• **Required work**: In your copy, include every line of the listing below exactly but none of the pictures.

[begin Data shown]

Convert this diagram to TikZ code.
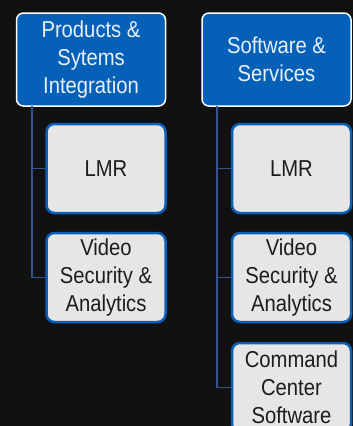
\documentclass[tikz,border=0pt]{standalone}
\usepackage{fontspec}
\setsansfont[FakeStretch=0.88]{Liberation Sans}
\tikzset{every picture/.style={/utils/exec={\sffamily}}}
\definecolor{bgdark}{HTML}{111111}
\definecolor{grpblue}{HTML}{0560B8}
\definecolor{grptext}{HTML}{EAF0FA}
\definecolor{itemgray}{HTML}{E6E6E6}
\definecolor{itemedge}{HTML}{0B5FB9}
\definecolor{itemtext}{HTML}{1C1C1C}
\definecolor{stemblue}{HTML}{33558F}

\begin{document}
\begin{tikzpicture}[x=1pt, y=-1pt,
		groupbox/.style={draw=white, line width=1.5pt, fill=grpblue, rounded corners=7pt,
			text=grptext, align=center, inner sep=0pt, minimum width=149pt, minimum height=93pt,
			font=\fontsize{23}{28}\selectfont},
		itembox/.style={draw=itemedge, line width=2.5pt, fill=itemgray, rounded corners=8pt,
			text=itemtext, align=center, inner sep=0pt, minimum width=119pt, minimum height=89pt,
			font=\fontsize{23}{28}\selectfont},
		stem/.style={draw=stemblue, line width=1.3pt}]
		\clip (0,0) rectangle (353,426);
		\fill[bgdark] (0,0) rectangle (353,426);

		% left column
		\node[groupbox] (prodgrp) at (91, 59.5) {Products \&\\Sytems\\Integration};
		\node[itembox] (prodlmr) at (106, 168.5) {LMR};
		\node[itembox] (prodvideo) at (106, 277.5) {Video\\Security \&\\Analytics};

		% right column
		\node[groupbox] (softgrp) at (276.5, 59.5) {Software \&\\Services};
		\node[itembox] (softlmr) at (291.5, 168.5) {LMR};
		\node[itembox] (softvideo) at (291.5, 277.5) {Video\\Security \&\\Analytics};
		\node[itembox] (softcmd) at (291.5, 387.5) {Command\\Center\\Software};

		\coordinate (prodstem) at (32, 106);
		\coordinate (softstem) at (217, 106);

		\draw[stem] (prodstem) |- (prodlmr.west);
		\draw[stem] (prodstem) |- (prodvideo.west);
		\draw[stem] (softstem) |- (softlmr.west);
		\draw[stem] (softstem) |- (softvideo.west);
		\draw[stem] (softstem) |- (softcmd.west);
	\end{tikzpicture}
\end{document}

[end Data shown]

• **The output**:
Convert this diagram to TikZ code.
\documentclass[tikz,border=0pt]{standalone}
\usepackage{fontspec}
\setsansfont[FakeStretch=0.88]{Liberation Sans}
\tikzset{every picture/.style={/utils/exec={\sffamily}}}
\definecolor{bgdark}{HTML}{111111}
\definecolor{grpblue}{HTML}{0560B8}
\definecolor{grptext}{HTML}{EAF0FA}
\definecolor{itemgray}{HTML}{E6E6E6}
\definecolor{itemedge}{HTML}{0B5FB9}
\definecolor{itemtext}{HTML}{1C1C1C}
\definecolor{stemblue}{HTML}{33558F}

\begin{document}
\begin{tikzpicture}[x=1pt, y=-1pt,
		groupbox/.style={draw=white, line width=1.5pt, fill=grpblue, rounded corners=7pt,
			text=grptext, align=center, inner sep=0pt, minimum width=149pt, minimum height=93pt,
			font=\fontsize{23}{28}\selectfont},
		itembox/.style={draw=itemedge, line width=2.5pt, fill=itemgray, rounded corners=8pt,
			text=itemtext, align=center, inner sep=0pt, minimum width=119pt, minimum height=89pt,
			font=\fontsize{23}{28}\selectfont},
		stem/.style={draw=stemblue, line width=1.3pt}]
		\clip (0,0) rectangle (353,426);
		\fill[bgdark] (0,0) rectangle (353,426);

		% left column
		\node[groupbox] (prodgrp) at (91, 59.5) {Products \&\\Sytems\\Integration};
		\node[itembox] (prodlmr) at (106, 168.5) {LMR};
		\node[itembox] (prodvideo) at (106, 277.5) {Video\\Security \&\\Analytics};

		% right column
		\node[groupbox] (softgrp) at (276.5, 59.5) {Software \&\\Services};
		\node[itembox] (softlmr) at (291.5, 168.5) {LMR};
		\node[itembox] (softvideo) at (291.5, 277.5) {Video\\Security \&\\Analytics};
		\node[itembox] (softcmd) at (291.5, 387.5) {Command\\Center\\Software};

		\coordinate (prodstem) at (32, 106);
		\coordinate (softstem) at (217, 106);

		\draw[stem] (prodstem) |- (prodlmr.west);
		\draw[stem] (prodstem) |- (prodvideo.west);
		\draw[stem] (softstem) |- (softlmr.west);
		\draw[stem] (softstem) |- (softvideo.west);
		\draw[stem] (softstem) |- (softcmd.west);
	\end{tikzpicture}
\end{document}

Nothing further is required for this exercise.